I agree with you there, Monica. Where I live whenever a pianist comes along, say Perahia, what is the Programme? Never a mixed one! No no no!! Not Mozart, Beethoven, Schubert and a little Schumann, as it was in days of yore, but if it is Mozart, it must be an all Mozart concert and in order of K's: Sonatas K 330, 331 and 332, interval, Sonatas K 334, 335 and 336, and as an encore the Fantasia in c major. (Yes, I know those K's do not correspond to sonatas, but I give but an example).
It reminds me of my father's comments when seeing that some pianist or another was playing all of Chopin's 25 preludes: "Now, imagine losing count at Prelude 5".
For myself I can say I like Bortkiewicz and I like his Lamentations and Consolations, but when I tried listening to the complete set... My, how I was bored by the time they finally finished.
It is the ecyclopaedic approach to music.
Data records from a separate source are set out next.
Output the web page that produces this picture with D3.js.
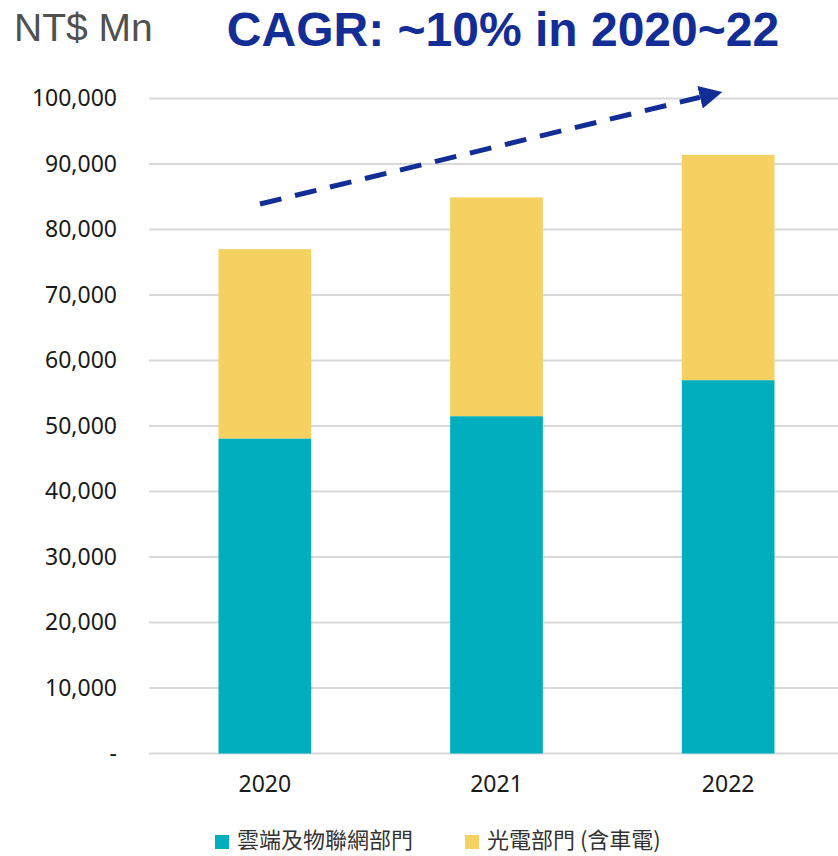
<!DOCTYPE html>
<html>
<head>
<meta charset="utf-8">
<script src="https://cdn.jsdelivr.net/npm/d3@7"></script>
<style>
  body { margin: 0; background: #fff; }
  svg { font-family: "Liberation Sans", Arial, sans-serif; }
</style>
</head>
<body>
<svg id="drawing_region"></svg>
<script>
const years = ['2020', '2021', '2022'];
const cloudIoT = [48100, 51500, 57000];
const optical = [28900, 33400, 34400];
const seriesNames = ['雲端及物聯網部門', '光電部門 (含車電)'];
const seriesColors = ['#00aebd', '#f4d160'];
const yTicks = [0, 10000, 20000, 30000, 40000, 50000, 60000, 70000, 80000, 90000, 100000];

const width = 838, height = 856;
const margin = {top: 98.5, right: -6, bottom: 102.5, left: 149};

const svg = d3.select('#drawing_region')
    .attr('width', width)
    .attr('height', height);

const inner_width = width - margin.left - margin.right;
const inner_height = height - margin.top - margin.bottom;

const chart = svg.append('g')
    .attr('transform', `translate(${margin.left}, ${margin.top})`);

const xscale = d3.scaleBand()
    .domain(years)
    .range([0, inner_width])
    .paddingInner(0.6)
    .paddingOuter(0.3);

const yscale = d3.scaleLinear()
    .domain([0, 100000])
    .range([inner_height, 0]);

// grid
chart.append('g')
    .selectAll('line')
    .data(yTicks)
    .join('line')
    .attr('x1', 0)
    .attr('x2', width - margin.left)
    .attr('y1', d => yscale(d))
    .attr('y2', d => yscale(d))
    .attr('stroke', '#d9d9d9')
    .attr('stroke-width', 2);

// y axis labels
const yaxis = d3.axisLeft(yscale)
    .tickValues(yTicks)
    .tickSize(0)
    .tickPadding(32)
    .tickFormat(d => d === 0 ? '-' : d3.format(',')(d));

chart.append('g')
    .call(yaxis)
    .call(g => g.select('.domain').remove())
    .selectAll('text')
    .attr('font-family', '"Noto Sans", sans-serif')
    .attr('font-size', '23px')
    .attr('fill', '#1a1a1a');

// x axis labels
const xaxis = d3.axisBottom(xscale).tickSize(0).tickPadding(22);
chart.append('g')
    .attr('transform', `translate(0, ${inner_height})`)
    .call(xaxis)
    .call(g => g.select('.domain').remove())
    .selectAll('text')
    .attr('font-family', '"Noto Sans", sans-serif')
    .attr('font-size', '23px')
    .attr('fill', '#1a1a1a');

// stacked bars
const table = years.map((y, i) => ({year: y, s0: cloudIoT[i], s1: optical[i]}));
const stacked = d3.stack().keys(['s0', 's1'])(table);

chart.selectAll('g.layer')
    .data(stacked)
    .join('g')
    .attr('class', 'layer')
    .attr('fill', (d, i) => seriesColors[i])
    .selectAll('rect')
    .data(d => d)
    .join('rect')
    .attr('x', d => xscale(d.data.year))
    .attr('width', xscale.bandwidth())
    .attr('y', d => yscale(d[1]))
    .attr('height', d => yscale(d[0]) - yscale(d[1]));

// titles
svg.append('text')
    .attr('x', 14)
    .attr('y', 41)
    .attr('font-size', '39px')
    .attr('fill', '#505050')
    .text('NT$ Mn');

svg.append('text')
    .attr('x', 503)
    .attr('y', 46)
    .attr('text-anchor', 'middle')
    .attr('font-size', '48px')
    .attr('font-weight', 'bold')
    .attr('fill', '#132d96')
    .text('CAGR: ~10% in 2020~22');

// CAGR arrow
svg.append('defs').append('marker')
    .attr('id', 'arrow')
    .attr('viewBox', '0 0 10 10')
    .attr('refX', 0)
    .attr('refY', 5)
    .attr('markerWidth', 4.6)
    .attr('markerHeight', 4.6)
    .attr('orient', 'auto')
    .append('path')
    .attr('d', 'M0,0 L10,5 L0,10 z')
    .attr('fill', '#132d96');

svg.append('line')
    .attr('x1', 260)
    .attr('y1', 204)
    .attr('x2', 700)
    .attr('y2', 97.3)
    .attr('stroke', '#132d96')
    .attr('stroke-width', 5)
    .attr('stroke-dasharray', '22,14')
    .attr('marker-end', 'url(#arrow)');

// legend
const legend = svg.append('g')
    .attr('transform', 'translate(0, 841)');
const lx = [215, 465];
seriesNames.forEach((name, i) => {
    legend.append('rect')
        .attr('x', lx[i])
        .attr('y', -6)
        .attr('width', 14)
        .attr('height', 14)
        .attr('fill', seriesColors[i]);
    legend.append('text')
        .attr('x', lx[i] + 22)
        .attr('y', 7)
        .attr('font-size', '22px')
        .attr('font-family', '"Noto Sans CJK TC", sans-serif')
        .attr('fill', '#333')
        .text(name);
});
</script>
</body>
</html>
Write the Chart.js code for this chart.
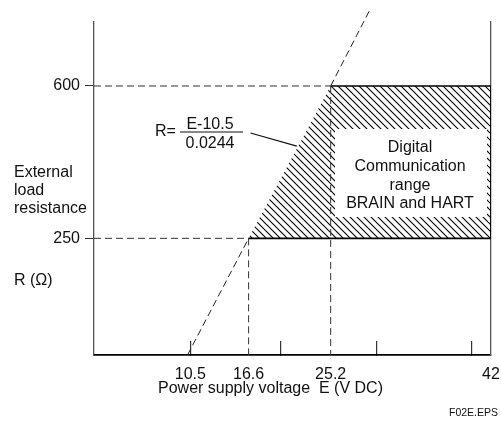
<!DOCTYPE html>
<html>
<head>
<meta charset="utf-8">
<script src="https://cdn.jsdelivr.net/npm/chart.js@4.4.1/dist/chart.umd.min.js"></script>
<style>
  body { margin: 0; background: #fff; }
  canvas { display: block; }
</style>
</head>
<body>
<canvas id="myChart" width="501" height="422"></canvas>
<script>
// axis ticks
var xTicks = [10.5, 16.6, 20, 25.2, 30, 40, 42];
var xLabels = [10.5, 16.6, 25.2, 42];
var yTicks = [250, 600];

// load line R = (E-10.5)/0.0244
var loadE = [10.2, 16.6, null, 25.2, 29.4];
var loadR = [-18, 250, null, 600, 779];

// digital communication range (hatched)
var rangeE = [16.6, 25.2, 42];
var rangeR = [250, 600, 600];
var rangeFloor = 250;
var edgeE = [25.2, 42, 42, 16.6];
var edgeR = [600, 600, 250, 250];

// dashed guide lines
var markE = [16.6, 25.2];
var markR = [250, 600];
var eMin = 0.4, eMax = 42;
var rMin = -18, rMax = 747;

// leader from the formula to the load line
var leaderE = [16.8, 21.65];
var leaderR = [492, 462];

var FONT = '"Liberation Sans", Arial, sans-serif';

function pts(xs, ys) {
  return xs.map((x, i) => ({ x: x, y: ys[i] }))
}

function hatch() {
  let c = document.createElement('canvas')
  let s = 7
  c.width = s; c.height = s
  let g = c.getContext('2d')
  g.strokeStyle = '#000'
  g.lineWidth = 1.1
  g.beginPath()
  g.moveTo(-1, -1); g.lineTo(s + 1, s + 1)
  g.moveTo(-1, s - 1); g.lineTo(1, s + 1)
  g.moveTo(s - 1, -1); g.lineTo(s + 1, 1)
  g.stroke()
  return g.createPattern(c, 'repeat')
}

var dash = [7, 4];
var guides = [
  pts([eMin, markE[0]], [markR[0], markR[0]]),
  pts([eMin, markE[1]], [markR[1], markR[1]]),
  pts([markE[0], markE[0]], [markR[0], rMin]),
  pts([markE[1], markE[1]], [markR[1], rMin])
];

var datasets = [
  {
    data: pts(leaderE, leaderR),
    borderColor: '#111', borderWidth: 1.2
  },
  {
    data: pts(loadE, loadR),
    borderColor: '#222', borderWidth: 1, borderDash: dash, clip: false, spanGaps: false
  },
  {
    data: pts(edgeE, edgeR),
    borderColor: '#000', borderWidth: 1.6
  }
];
guides.forEach(g => datasets.push({ data: g, borderColor: '#333', borderWidth: 1, borderDash: dash }))
datasets.push({
  data: pts(rangeE, rangeR),
  borderWidth: 0,
  borderColor: 'rgba(0,0,0,0)',
  backgroundColor: hatch(),
  fill: { value: rangeFloor }
})
datasets.forEach(d => { d.showLine = true; d.pointRadius = 0; d.tension = 0 })

var labels = {
  id: 'labels',
  afterDatasetsDraw(chart) {
    let ctx = chart.ctx
    ctx.save()
    // text box inside the hatched area
    ctx.fillStyle = '#fff'
    ctx.fillRect(335, 129, 152, 88)

    ctx.fillStyle = '#111'
    ctx.font = '16px ' + FONT
    ctx.textBaseline = 'alphabetic'
    ctx.textAlign = 'center'
    ;['Digital', 'Communication', 'range', 'BRAIN and HART'].forEach((t, i) => {
      ctx.fillText(t, 410, [152, 171, 190, 208][i])
    })

    ctx.textAlign = 'left'
    ctx.fillText('External', 14, 177)
    ctx.fillText('load', 14, 195)
    ctx.fillText('resistance', 14, 213)
    ctx.fillText('R (\u03A9)', 14, 285)
    ctx.fillText('Power supply voltage  E (V DC)', 158, 393)

    // formula
    ctx.fillText('R=', 155, 136)
    ctx.textAlign = 'center'
    ctx.fillText('E-10.5', 210, 129)
    ctx.fillText('0.0244', 210, 148)
    ctx.strokeStyle = '#111'
    ctx.lineWidth = 1.2
    ctx.beginPath()
    ctx.moveTo(180, 132); ctx.lineTo(243, 132)
    ctx.stroke()

    ctx.textAlign = 'right'
    ctx.font = '10.5px ' + FONT
    ctx.fillText('F02E.EPS', 498, 416)
    ctx.restore()
  }
}

new Chart('myChart', {
  type: 'scatter',
  data: { datasets: datasets },
  options: {
    responsive: false,
    animation: false,
    devicePixelRatio: 1,
    layout: { padding: { left: 0, right: 10, top: 22, bottom: 0 } },
    plugins: { legend: { display: false }, tooltip: { enabled: false } },
    scales: {
      x: {
        type: 'linear', min: eMin, max: eMax,
        afterBuildTicks: s => { s.ticks = xTicks.map(v => ({ value: v })) },
        afterFit: s => { s.height = 67; s.paddingLeft = 0; s.paddingRight = 0 },
        ticks: {
          autoSkip: false, maxRotation: 0, padding: 24,
          color: '#111', font: { family: FONT, size: 16 },
          callback: v => xLabels.includes(v) ? String(v) : ''
        },
        grid: {
          drawOnChartArea: false, tickLength: -14, lineWidth: 1.2,
          color: c => (c.tick && [16.6, 25.2, 42].includes(c.tick.value)) ? 'rgba(0,0,0,0)' : '#333'
        },
        border: { color: '#000', width: 1.8 }
      },
      y: {
        min: rMin, max: rMax,
        afterBuildTicks: s => { s.ticks = yTicks.map(v => ({ value: v })) },
        afterFit: s => { s.width = 94; s.paddingTop = 0; s.paddingBottom = 0 },
        ticks: { padding: 5, color: '#111', font: { family: FONT, size: 16 } },
        grid: { drawOnChartArea: false, tickLength: 9, color: '#333', lineWidth: 1 },
        border: { color: '#555', width: 1.3 }
      },
      y2: {
        position: 'right', min: rMin, max: rMax,
        afterFit: s => { s.width = 0; s.paddingTop = 0; s.paddingBottom = 0 },
        ticks: { display: false },
        grid: { display: false },
        border: { color: '#555', width: 1.3 }
      }
    }
  },
  plugins: [labels]
});
</script>
</body>
</html>
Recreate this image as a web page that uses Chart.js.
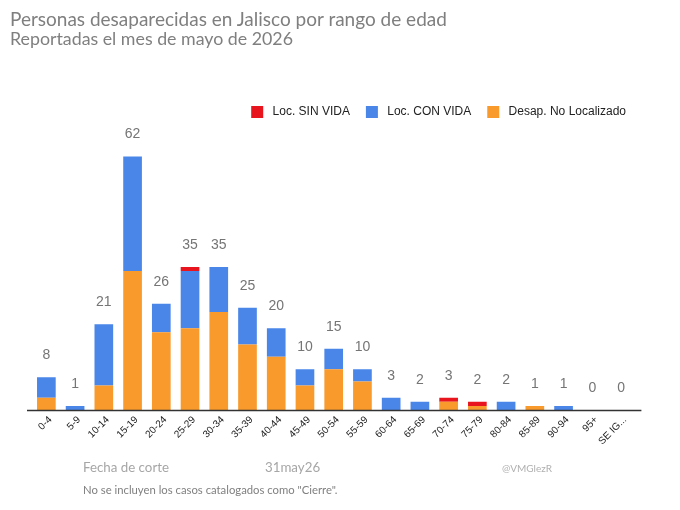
<!DOCTYPE html>
<html>
<head>
<meta charset="utf-8">
<script src="https://cdn.jsdelivr.net/npm/chart.js@4.4.1/dist/chart.umd.min.js"></script>
<style>
  html, body { margin: 0; padding: 0; background: #fff; }
  #wrap { position: relative; width: 680px; height: 510px; overflow: hidden; }
  canvas { position: absolute; left: 0; top: 0; }
  .t { position: absolute; white-space: nowrap; line-height: 1; font-family: Lato, "Open Sans", sans-serif; }
</style>
</head>
<body>
<div id="wrap">
  <canvas id="c" width="680" height="510"></canvas>
  <div class="t" style="left:10px;top:8.5px;font-size:19px;color:#7f7f7f;">Personas desaparecidas en Jalisco por rango de edad</div>
  <div class="t" style="left:10px;top:30px;font-size:17.8px;color:#7f7f7f;">Reportadas el mes de mayo de 2026</div>
  <div class="t" style="left:83px;top:461px;font-size:13.3px;color:#a6a6a6;">Fecha de corte</div>
  <div class="t" style="left:265px;top:461px;font-size:13.3px;color:#a6a6a6;">31may26</div>
  <div class="t" style="left:502px;top:463px;font-size:10px;color:#b0b0b0;">@VMGlezR</div>
  <div class="t" style="left:83px;top:484.3px;font-size:11.3px;color:#808080;">No se incluyen los casos catalogados como "Cierre".</div>
</div>
<script>
const ageGroups = ["0-4","5-9","10-14","15-19","20-24","25-29","30-34","35-39","40-44","45-49","50-54","55-59","60-64","65-69","70-74","75-79","80-84","85-89","90-94","95+","SE IG..."];
const desapNoLocalizado = [3,0,6,34,19,20,24,16,13,6,10,7,0,0,2,1,0,1,0,0,0];
const locConVida       = [5,1,15,28,7,14,11,9,7,4,5,3,3,2,0,0,2,0,1,0,0];
const locSinVida       = [0,0,0,0,0,1,0,0,0,0,0,0,0,0,1,1,0,0,0,0,0];
const seriesNames = ["Desap. No Localizado","Loc. CON VIDA","Loc. SIN VIDA"];
const seriesColors = ["#f99a2d","#4a86e8","#e8141e"];

const totalsPlugin = {
  id: 'totals',
  afterDatasetsDraw(chart) {
    const {ctx, scales: {x, y}} = chart;
    ctx.save();
    ctx.font = '14px "Liberation Sans", Arial, sans-serif';
    ctx.fillStyle = '#757575';
    ctx.textAlign = 'center';
    ctx.textBaseline = 'middle';
    ageGroups.forEach((g, i) => {
      const total = desapNoLocalizado[i] + locConVida[i] + locSinVida[i];
      ctx.fillText(String(total), x.getPixelForValue(i), y.getPixelForValue(total) - 22);
    });
    ctx.restore();
  }
};
const baselinePlugin = {
  id: 'baseline',
  afterDatasetsDraw(chart) {
    const {ctx, chartArea, scales: {y}} = chart;
    const py = Math.round(y.getPixelForValue(0)) + 0.5;
    ctx.save();
    ctx.strokeStyle = '#333';
    ctx.lineWidth = 1.3;
    ctx.beginPath();
    ctx.moveTo(chartArea.left - 5, py);
    ctx.lineTo(chartArea.right + 6, py);
    ctx.stroke();
    ctx.restore();
  }
};

new Chart(document.getElementById('c'), {
  type: 'bar',
  data: {
    labels: ageGroups,
    datasets: [
      { label: seriesNames[0], data: desapNoLocalizado, backgroundColor: seriesColors[0] },
      { label: seriesNames[1], data: locConVida, backgroundColor: seriesColors[1] },
      { label: seriesNames[2], data: locSinVida, backgroundColor: seriesColors[2] }
    ]
  },
  options: {
    responsive: false,
    animation: false,
    devicePixelRatio: 1,
    layout: { padding: { top: 90, left: 32, right: 38, bottom: 0 } },
    datasets: { bar: { categoryPercentage: 1, barPercentage: 0.65, borderWidth: 0 } },
    plugins: {
      title: { display: false },
      tooltip: { enabled: false },
      legend: {
        position: 'top',
        align: 'end',
        reverse: true,
        labels: {
          boxWidth: 12, boxHeight: 12, padding: 16,
          color: '#222',
          font: { size: 12, family: '"Liberation Sans", Arial, sans-serif' },
          generateLabels(chart) {
            const items = Chart.defaults.plugins.legend.labels.generateLabels(chart);
            items.forEach(it => { it.text = ' ' + it.text; });
            return items;
          }
        }
      }
    },
    scales: {
      x: {
        stacked: true,
        grid: { display: false, drawTicks: false },
        border: { display: false },
        afterFit(s) { s.height = 100; },
        ticks: {
          autoSkip: false, maxRotation: 45, minRotation: 45, padding: 4, labelOffset: 4,
          color: '#222',
          font: { size: 10, family: '"Liberation Sans", Arial, sans-serif' }
        }
      },
      y: {
        stacked: true,
        display: true,
        position: 'right',
        afterFit(s) { s.width = 6.6; },
        grid: { display: false, drawTicks: false },
        border: { display: false },
        ticks: { display: false },
        min: 0,
        max: 69
      }
    }
  },
  plugins: [totalsPlugin, baselinePlugin]
});
</script>
</body>
</html>
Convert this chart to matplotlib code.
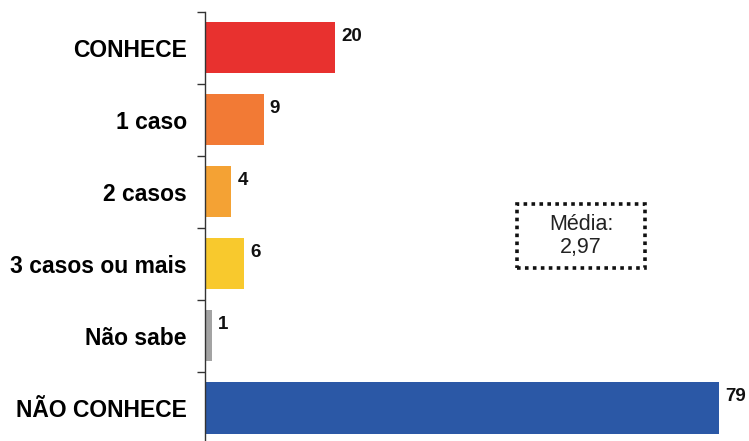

I agree with you here Richard. One of the pianists I studied with was a "genre" specialist. He performed the Chopin 24 Etudes for his Bachelor's Recital. Since then he would often perform all the Etudes of Chopin, all the Preludes of Debussy, all the Chopin Scherzos, all the Chopin Ballades, etc. There is truth to the phrase, "Too much of a good thing."